# [Given problem]
Extract, in full, the lines below, beginning at the first and ending with the line that contains "const xTicks = [0, 100, 200, 300, 400, 500];". Pictures do not belong in the copy.
┌────────
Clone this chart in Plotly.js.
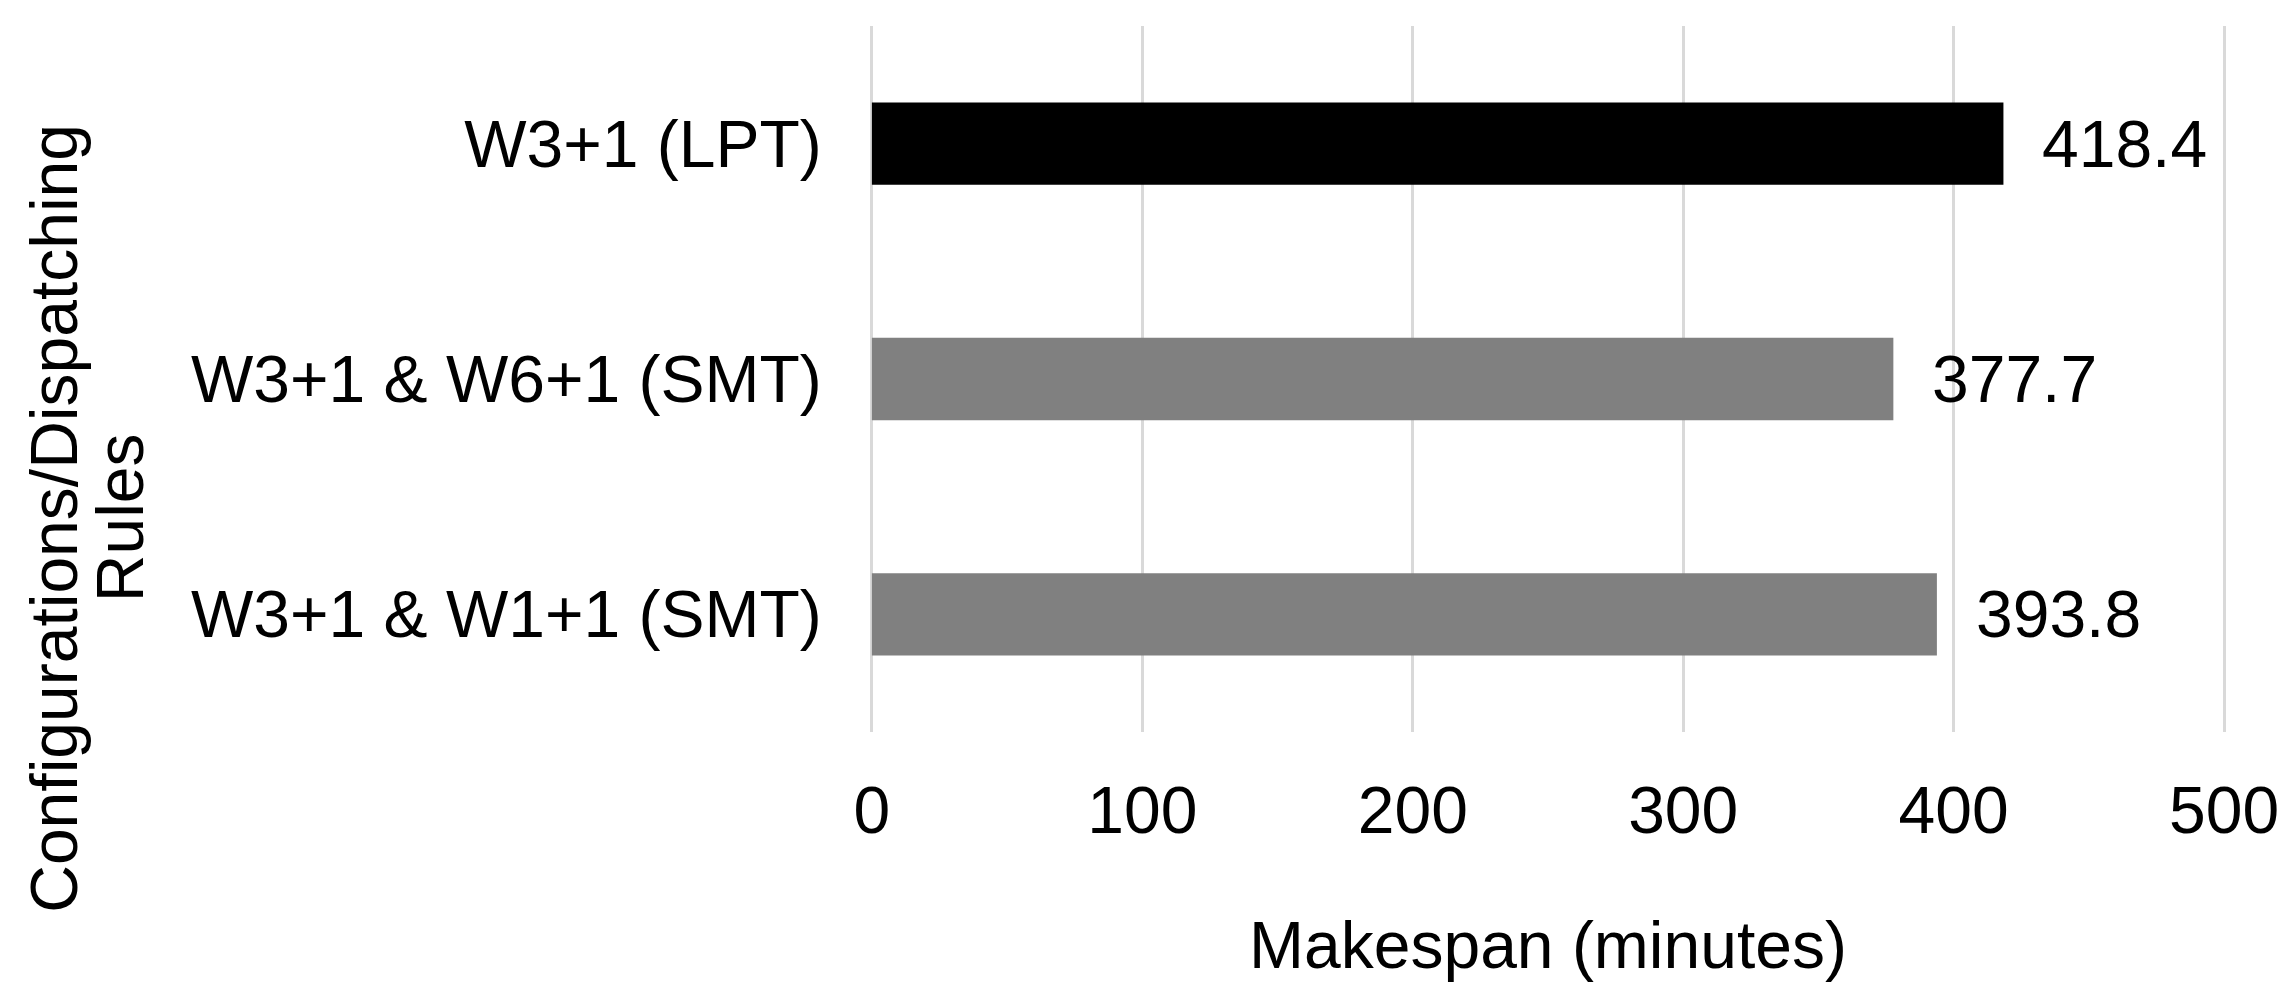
<!DOCTYPE html>
<html>
<head>
<meta charset="utf-8">
<script src="https://cdn.plot.ly/plotly-3.0.1.min.js"></script>
<style>
  html, body { margin: 0; padding: 0; background: #ffffff; }
  #chart { width: 2291px; height: 1004px; }
</style>
</head>
<body>
<div id="chart"></div>
<script>
// categories listed bottom -> top (plotly puts the first category at the bottom)
const categories = ['W3+1 & W1+1 (SMT)', 'W3+1 & W6+1 (SMT)', 'W3+1 (LPT)'];
const makespan = [393.8, 377.7, 418.4];
const barColors = ['#808080', '#808080', '#000000'];
const xTicks = [0, 100, 200, 300, 400, 500];

const FONT = 'Liberation Sans, Arial, sans-serif';

const trace = {
  type: 'bar',
  orientation: 'h',
  x: makespan,
  y: categories,
  marker: { color: barColors, line: { width: 0 } },
  hoverinfo: 'x+y'
};

// value labels sit a fixed distance right of each bar end
const valueLabels = makespan.map((v, i) => ({
  x: v,
  y: categories[i],
  xref: 'x',
  yref: 'y',
  text: v.toFixed(1),
  showarrow: false,
  xanchor: 'left',
  yanchor: 'middle',
  xshift: 37,
  font: { family: FONT, size: 66, color: '#000000' }
}));

// y title is two lines and sits lower than the plot centre, so place it by hand
const yTitle = [
  { text: 'Configurations/Dispatching', x: -0.602, y: 0.303 },
  { text: 'Rules', x: -0.553, y: 0.303 }
].map(t => ({
  text: t.text,
  x: t.x,
  y: t.y,
  xref: 'paper',
  yref: 'paper',
  showarrow: false,
  textangle: -90,
  xanchor: 'center',
  yanchor: 'middle',
  font: { family: FONT, size: 66, color: '#000000' }
}));

const layout = {
  width: 2291,
  height: 1004,
  margin: { l: 870, r: 65, t: 26, b: 272 },
  paper_bgcolor: '#ffffff',
  plot_bgcolor: '#ffffff',
  showlegend: false,
  bargap: 0.65,
  font: { family: FONT, size: 66, color: '#000000' },
  xaxis: {
    // padded a hair so the 0 and 500 gridlines are not clipped at the edges
    range: [-0.7, 500.7],
    tickvals: xTicks,
    ticktext: xTicks.map(String),
    showgrid: true,
    gridcolor: '#d9d9d9',
    gridwidth: 3,
    zeroline: false,
    showline: false,
    ticks: 'outside',
    ticklen: 21,
    tickcolor: 'rgba(0,0,0,0)',
    tickfont: { family: FONT, size: 66, color: '#000000' },
    title: {
      text: 'Makespan (minutes)',
      standoff: 75,
      font: { family: FONT, size: 66, color: '#000000' }
    },
    automargin: false,
    fixedrange: true
  },
  yaxis: {
    type: 'category',
    categoryorder: 'array',
    categoryarray: categories,
    showgrid: false,
    zeroline: false,
    showline: false,
    ticks: 'outside',
    ticklen: 34,
    tickcolor: 'rgba(0,0,0,0)',
    tickfont: { family: FONT, size: 66, color: '#000000' },
    automargin: false,
    fixedrange: true
  },
  annotations: valueLabels.concat(yTitle)
};

Plotly.newPlot('chart', [trace], layout, { displayModeBar: false, staticPlot: true });
</script>
</body>
</html>
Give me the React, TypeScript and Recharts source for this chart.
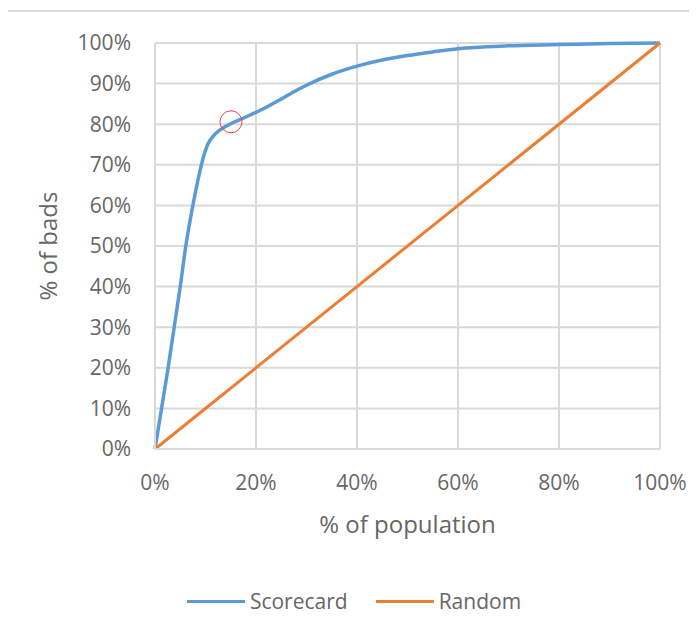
import {
  LineChart,
  Line,
  XAxis,
  YAxis,
  CartesianGrid,
  Legend,
  ReferenceDot,
} from 'recharts'

// % of population (x) vs % of bads (y)
const scorecardX = [
  0, 1.3, 2.6, 3.8, 5, 6.1, 7.5, 9, 9.6, 10.5, 11.5, 12.9, 15, 17.5, 20, 22.5,
  25, 27.5, 30, 35, 40, 45, 50, 55, 60, 70, 80, 90, 100,
]
const scorecardY = [
  0, 10, 20, 30, 40, 50, 60, 69, 72, 75.2, 77, 78.6, 80.1, 81.5, 82.9, 84.5,
  86.2, 88, 89.6, 92.3, 94.3, 95.8, 96.9, 97.8, 98.6, 99.3, 99.6, 99.9, 100,
]
const randomX = [0, 100]
const randomY = [0, 100]

const xTicks = [0, 20, 40, 60, 80, 100]
const yTicks = [0, 10, 20, 30, 40, 50, 60, 70, 80, 90, 100]

const seriesNames = ['Scorecard', 'Random']
const seriesColors = ['#5b9bd5', '#ed7d31']

const scorecardData = scorecardX.map((x, i) => ({ x, y: scorecardY[i] }))
const randomData = randomX.map((x, i) => ({ x, y: randomY[i] }))

const FONT = '"Open Sans", sans-serif'
const TEXT = '#666666'
const GRID = '#d9d9d9'

const pct = (v: number) => `${v}%`

function YTitle(props: any) {
  const vb = props.viewBox || {}
  const cx = 39
  const cy = vb.y + vb.height / 2
  return (
    <text
      x={cx}
      y={cy}
      transform={`rotate(-90 ${cx} ${cy})`}
      textAnchor="middle"
      dominantBaseline="central"
      fill={TEXT}
      fontSize={24}
      fontFamily={FONT}
    >
      % of bads
    </text>
  )
}

function XTitle(props: any) {
  const vb = props.viewBox || {}
  return (
    <text
      x={vb.x + vb.width / 2}
      y={vb.y + 74}
      textAnchor="middle"
      dominantBaseline="central"
      fill={TEXT}
      fontSize={24}
      fontFamily={FONT}
    >
      % of population
    </text>
  )
}

function LegendBox() {
  return (
    <div
      style={{
        height: 40,
        display: 'flex',
        alignItems: 'center',
        justifyContent: 'center',
        paddingLeft: 40,
        fontFamily: FONT,
        fontSize: 21,
        color: TEXT,
      }}
    >
      {seriesNames.map((name, i) => (
        <div
          key={name}
          style={{ display: 'flex', alignItems: 'center', marginRight: i === 0 ? 28 : 0 }}
        >
          <span
            style={{
              display: 'inline-block',
              width: 58,
              height: 3,
              background: seriesColors[i],
              marginRight: 5,
            }}
          />
          <span>{name}</span>
        </div>
      ))}
    </div>
  )
}

export default function App() {
  return (
    <div style={{ position: 'relative', width: 681, height: 619 }}>
      <div
        style={{
          position: 'absolute',
          top: 2,
          left: 0,
          width: 689,
          height: 2,
          background: '#dcdcdc',
        }}
      />
      <LineChart
        width={681}
        height={619}
        margin={{ top: 35, right: 29, left: 0, bottom: 6 }}
      >
        <CartesianGrid stroke={GRID} strokeWidth={2} />
        <XAxis
          type="number"
          dataKey="x"
          domain={[0, 100]}
          ticks={xTicks}
          tickFormatter={pct}
          height={132}
          tickLine={false}
          tickSize={0}
          tickMargin={26}
          axisLine={{ stroke: GRID, strokeWidth: 2 }}
          tick={{ fill: TEXT, fontSize: 21, fontFamily: FONT }}
          allowDuplicatedCategory={false}
          label={{ content: <XTitle /> }}
        />
        <YAxis
          type="number"
          dataKey="y"
          domain={[0, 100]}
          ticks={yTicks}
          tickFormatter={pct}
          width={147}
          tickLine={false}
          tickSize={0}
          tickMargin={24}
          axisLine={{ stroke: GRID, strokeWidth: 2 }}
          tick={{ fill: TEXT, fontSize: 21, fontFamily: FONT }}
          label={{ content: <YTitle /> }}
        />
        <Legend verticalAlign="bottom" content={<LegendBox />} />
        <Line
          data={scorecardData}
          dataKey="y"
          name={seriesNames[0]}
          type="monotone"
          stroke={seriesColors[0]}
          strokeWidth={3.5}
          dot={false}
          isAnimationActive={false}
        />
        <Line
          data={randomData}
          dataKey="y"
          name={seriesNames[1]}
          type="linear"
          stroke={seriesColors[1]}
          strokeWidth={3}
          dot={false}
          isAnimationActive={false}
        />
        <ReferenceDot
          x={15.05}
          y={80.6}
          r={11}
          fill="none"
          stroke="#e8474c"
          strokeWidth={1}
        />
      </LineChart>
    </div>
  )
}
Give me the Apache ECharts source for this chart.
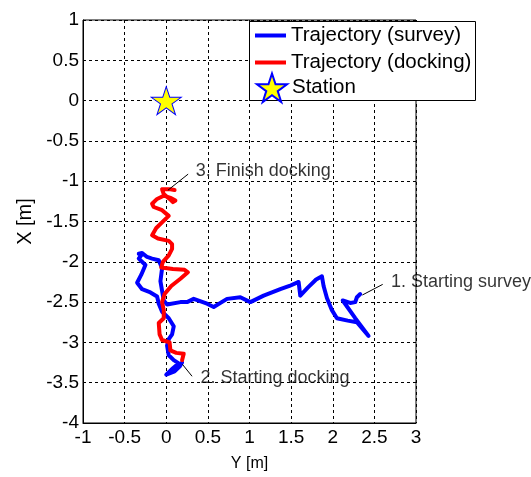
<!DOCTYPE html>
<html><head><meta charset="utf-8">
<script src="https://cdn.jsdelivr.net/npm/echarts@6/dist/echarts.min.js"></script>
<style>html,body{margin:0;padding:0;background:#fff}#c{width:531px;height:477px}</style>
</head><body><div id="c"></div>
<script>
// Survey trajectory: horizontal = Y [m], vertical = X [m]
var surveyY = [2.33,2.29,2.27,2.21,2.12,2.27,2.43,2.29,2.18,2.05,1.99,1.93,1.89,1.87,1.80,1.70,1.61,1.59,1.48,1.37,1.17,1.01,0.89,0.73,0.57,0.49,0.33,0.25,0.17,0.01,-0.03,-0.05,-0.07,-0.05,-0.09,-0.17,-0.23,-0.29,-0.33,-0.30,-0.33,-0.25,-0.30,-0.35,-0.29,-0.19,-0.11,-0.09,-0.05,0.03,0.09,0.07,0.03,0.01,0.03,0.09,0.15,0.08,0.00,0.02,0.10,0.16,0.19];
var surveyX = [-2.40,-2.44,-2.50,-2.51,-2.48,-2.70,-2.92,-2.75,-2.73,-2.70,-2.60,-2.45,-2.30,-2.18,-2.22,-2.32,-2.42,-2.25,-2.30,-2.34,-2.42,-2.50,-2.44,-2.46,-2.56,-2.52,-2.46,-2.50,-2.50,-2.53,-2.48,-2.36,-2.24,-2.08,-1.98,-1.96,-1.94,-1.89,-1.90,-1.92,-1.96,-2.04,-2.16,-2.26,-2.34,-2.38,-2.43,-2.52,-2.62,-2.70,-2.80,-2.90,-2.96,-3.04,-3.16,-3.22,-3.26,-3.32,-3.40,-3.42,-3.36,-3.30,-3.25];
// Docking trajectory
var dockY = [0.19,0.21,0.12,0.05,0.04,-0.05,-0.08,-0.09,-0.03,-0.03,-0.05,-0.02,0.06,0.17,0.26,0.22,0.08,-0.06,-0.04,0.03,0.07,0.07,0.03,-0.10,-0.17,-0.12,-0.02,0.03,-0.05,-0.15,-0.17,-0.11,-0.03,0.06,0.11,0.08,0.04,-0.03,-0.05,0.05,0.10];
var dockX = [-3.22,-3.14,-3.13,-3.10,-3.00,-2.97,-2.90,-2.76,-2.70,-2.60,-2.50,-2.40,-2.30,-2.21,-2.13,-2.10,-2.09,-2.07,-2.00,-1.92,-1.84,-1.78,-1.74,-1.71,-1.67,-1.58,-1.48,-1.43,-1.36,-1.32,-1.28,-1.22,-1.18,-1.21,-1.24,-1.26,-1.22,-1.16,-1.10,-1.10,-1.11];
// Station
var stationY = [0];
var stationX = [0];
// Annotations: text anchor and arrow (tail -> tip)
var noteText = ['1. Starting survey','2. Starting docking','3. Finish docking'];
var noteY = [2.70,0.41,0.355];
var noteX = [-2.253,-3.44,-0.88];
var arrowFromY = [2.60,0.31,0.263];
var arrowFromX = [-2.28,-3.42,-0.912];
var arrowToY = [2.356,0.194,0.02];
var arrowToX = [-2.412,-3.272,-1.112];
// Axes
var xTicksMin = -1, xTicksMax = 3, yTicksMin = -4, yTicksMax = 1, tickStep = 0.5;

function zip(a,b){return a.map(function(v,i){return [v,b[i]];});}
var starPath = 'path://M50,0L61.2,34.5L97.6,34.5L68.2,55.9L79.4,90.5L50,69.1L20.6,90.5L31.8,55.9L2.4,34.5L38.8,34.5Z';
var FONT = 'Liberation Sans, Arial, sans-serif';

var chart = echarts.init(document.getElementById('c'), null, {renderer:'canvas'});
var option = {
  animation:false,
  backgroundColor:'#fff',
  grid:{left:83,right:115,top:20,bottom:40,show:true,borderColor:'#000',borderWidth:1,backgroundColor:'transparent'},
  xAxis:{type:'value',min:xTicksMin,max:xTicksMax,interval:tickStep,
    name:'Y [m]',nameLocation:'middle',nameGap:33,nameTextStyle:{fontSize:16,color:'#000',fontFamily:FONT},
    axisLine:{show:true,onZero:false,lineStyle:{color:'#000'}},axisTick:{show:false},
    axisLabel:{fontSize:19,color:'#000',margin:5,fontFamily:FONT},
    splitLine:{show:true,lineStyle:{color:'#000',type:[3,3],width:1}}},
  yAxis:{type:'value',min:yTicksMin,max:yTicksMax,interval:tickStep,
    name:'X [m]',nameLocation:'middle',nameGap:46,nameRotate:90,nameTextStyle:{fontSize:20,color:'#000',fontFamily:FONT},
    axisLine:{show:true,onZero:false,lineStyle:{color:'#000'}},axisTick:{show:false},
    axisLabel:{fontSize:19,color:'#000',margin:4,fontFamily:FONT},
    splitLine:{show:true,lineStyle:{color:'#000',type:[3,3],width:1}}},
  graphic:[{type:'rect',shape:{x:249.5,y:21.5,width:226,height:79},style:{fill:'#fff',stroke:'#000',lineWidth:1},z:50}],
  legend:[
    {data:['Trajectory (survey)','Trajectory (docking)'],orient:'vertical',left:255,top:25,padding:0,itemWidth:31,itemHeight:4,itemGap:6,icon:'rect',
     textStyle:{fontSize:20.5,color:'#000',fontFamily:FONT,lineHeight:20},z:60,selectedMode:false},
    {data:['Station'],orient:'vertical',left:256,top:72.5,padding:0,itemWidth:30,itemHeight:29,icon:starPath,
     textStyle:{fontSize:20.5,color:'#000',fontFamily:FONT},z:60,selectedMode:false}
  ],
  series:[
    {name:'Trajectory (survey)',type:'line',data:zip(surveyY,surveyX),showSymbol:false,symbol:'none',
     lineStyle:{color:'#0000ff',width:4,join:'round',cap:'round'},itemStyle:{color:'#0000ff'},z:3},
    {name:'Trajectory (docking)',type:'line',data:zip(dockY,dockX),showSymbol:false,symbol:'none',
     lineStyle:{color:'#ff0000',width:4,join:'round',cap:'round'},itemStyle:{color:'#ff0000'},z:4},
    {name:'Station',type:'scatter',data:zip(stationY,stationX),symbol:starPath,symbolSize:[30,28],symbolKeepAspect:false,
     itemStyle:{color:'#ffff00',borderColor:'#0000ff',borderWidth:1,opacity:1},z:5},
    {name:'notes',type:'scatter',symbol:'circle',symbolSize:0,
     data:noteText.map(function(t,i){return {value:[noteY[i],noteX[i]],name:t};}),
     label:{show:true,position:'right',distance:0,formatter:function(p){return p.name;},fontSize:18,color:'#000',fontFamily:FONT},
     z:6,silent:true},
    {name:'arrows',type:'line',data:[],z:6,silent:true,
     markLine:{silent:true,symbol:['none','arrow'],symbolSize:[0,7],label:{show:false},
       lineStyle:{color:'#000',width:1,type:'solid'},
       data:arrowFromY.map(function(v,i){return [{coord:[v,arrowFromX[i]]},{coord:[arrowToY[i],arrowToX[i]]}];})}}
  ]
};
chart.setOption(option);
</script></body></html>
└────────
# [Output below]
Clone this chart in Plotly.js.
<!DOCTYPE html>
<html>
<head>
<meta charset="utf-8">
<script src="https://cdn.plot.ly/plotly-3.0.1.min.js"></script>
<style>
  html, body { margin: 0; padding: 0; background: #ffffff; }
  #chart { width: 2291px; height: 1004px; }
</style>
</head>
<body>
<div id="chart"></div>
<script>
// categories listed bottom -> top (plotly puts the first category at the bottom)
const categories = ['W3+1 & W1+1 (SMT)', 'W3+1 & W6+1 (SMT)', 'W3+1 (LPT)'];
const makespan = [393.8, 377.7, 418.4];
const barColors = ['#808080', '#808080', '#000000'];
const xTicks = [0, 100, 200, 300, 400, 500];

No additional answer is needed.